Dabei geht es nicht um den Aufbau einer musealen Sammlung. Die Initiative versteht sich vielmehr als Partner für Künstler, Institutionen und Vermittler. Daros Latinamerica ist nun mit einer repräsentativen Auswahl aus den über tausend Werke umfassenden Beständen mit
Schwergewicht auf Fotografie und Video zu Gast im MdM Rupertinum. Über alle Etagen werden hundert Fotografien und 15 Videoarbeiten von 22 Künstleren und Künstlern gezeigt. Sie alle widmen sich unterschiedlichen Zugängen und technischen Formaten: „Das Spektrum reicht dabei von der dokumentarischen Bildsprache bis zur sozialkritischen Recherche, von fantastischen Inszenierungen bis zur subjektivistischen Selbstbefragung“. Dadurch eröffne sich eine „Sicht auf Lateinamerika als Kunstregion in einem globalen Netzwerk künstlerischer Produktion und Reflexion“, so Margit Zuckriegl.

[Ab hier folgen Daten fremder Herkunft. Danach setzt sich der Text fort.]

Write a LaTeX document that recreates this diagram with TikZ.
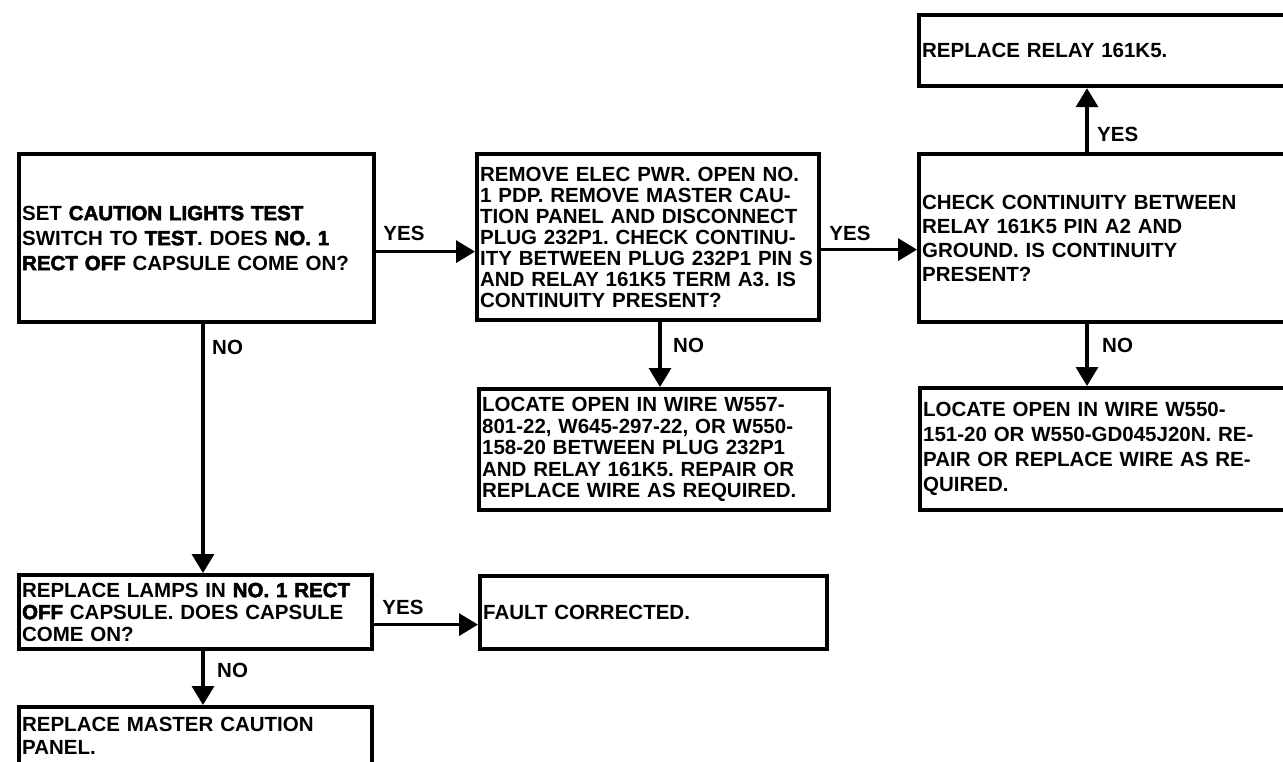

Das Unauslotbare uralter Überlieferungen und Traditionen spielt vor allem in den Arbeiten von Mario Cravo Neto oder Luis González Palma eine Rolle. „Dort, wo Visionen und Geistwesen spürbar sind, finden sie auch Eingang in bildliche Welten, sind Bann und Fetisch, Abwehrzauber und Symbol, Teil einer Gesellschaft und ihrer kulturellen Praxen.“
Der zweite Teil der Ausstellung umfasst gesellschaftskritische Werke, in denen sich die Künstlerinnen und Künstler mit Vehemenz gegen zivilisatorische Übergriffe und Politwillkür auflehnen.
Diese Willkür sei heute noch als Erbe von jahrzehntelangen diktatorischen Regimes spürbar und in denen die Rechte des Individuums grob missachtet worden sind. In diese Gruppe gehören etwa die Arbeiten von Ana Mendieta oder von Regina José Galindo mit ihren feministischen Themen. Ironisch-zynisch in den Blick genommen werden oft auch „sehnsuchtsvolle Amerikanismen“, etwa in den Fotos von Marcos López oder im skurrilen Video von Martín Sastre.
Der dritte Teil der Ausstellung im Rupertinum widmet sich streng konzeptuell angelegten Arbeiten, „in denen global relevante Fragen zur Kunstproduktion, zur Zeitlichkeit des Existenziellen und zur Irritation durch künstlerische Interventionen gestellt werden.